Poll: Republican Scott Taylor Leads in Virginia Congressional Race

Scott Taylor and Elaine Luria

Rep. Scott Taylor (R-VA) leads by seven points in a crucial race for the Republican House majority, according to a poll released on Monday.

Congressman Taylor leads by seven points — 50 to 43 percent — against Democrat Elaine Luria in the 2nd congressional district, according to a Christopher Newport University (CNU) survey released on Monday. Five percent of Virginia voters remain undecided, while the margin of error for the poll is four points, making Taylor’s lead beyond the margin of error.

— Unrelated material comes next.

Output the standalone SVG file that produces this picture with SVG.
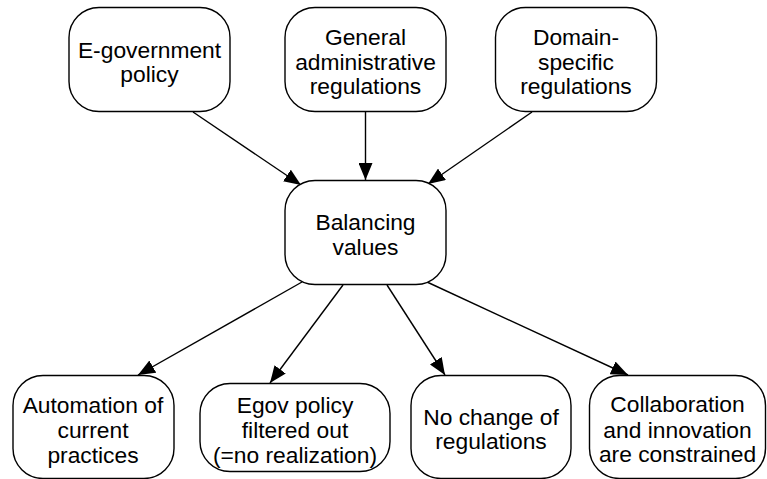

Taylor also leads by six points — 50 to 44 percent — with “committed voters” or voters who signaled that they will “definitely vote” in the midterm election.

Virginia independent voters also prefer Taylor to Luria by nine points, and Luria only has a modest five-point advantage with women over Taylor. CNU explained that this might result from a “large military presence in the district.”

Dr. Rachel Bitecofer, assistant director of the Wason Center for polling at CNU, said that Taylor has performed even better compared to other Republicans up for re-election this year.

“Unlike his Republican peers in Congress, so far Taylor seems to be weathering a tough electoral environment well,” Bitecofer explained.

The CNU survey also reveals that despite Luria’s military background as a former Navy commander, 22 percent of military households prefer former Navy Seal Taylor.

Taylor continues to lead in the polls despite a ten percent Democratic advantage in enthusiasm in the Virginia congressional race.

“If Democratic turnout reaches its 2017 level, this race could narrow or even flip unexpectedly to Luria,” said Bitecofer. “Much depends on whether Democratic voters in this district maintain their enthusiasm through Election Day.”

Virginia’s second congressional district is one of the 60+ congressional seats that Republicans must hold so the GOP can continue to control the House of Representatives. Democrats must flip 24 seats to achieve a one-seat majority in the House.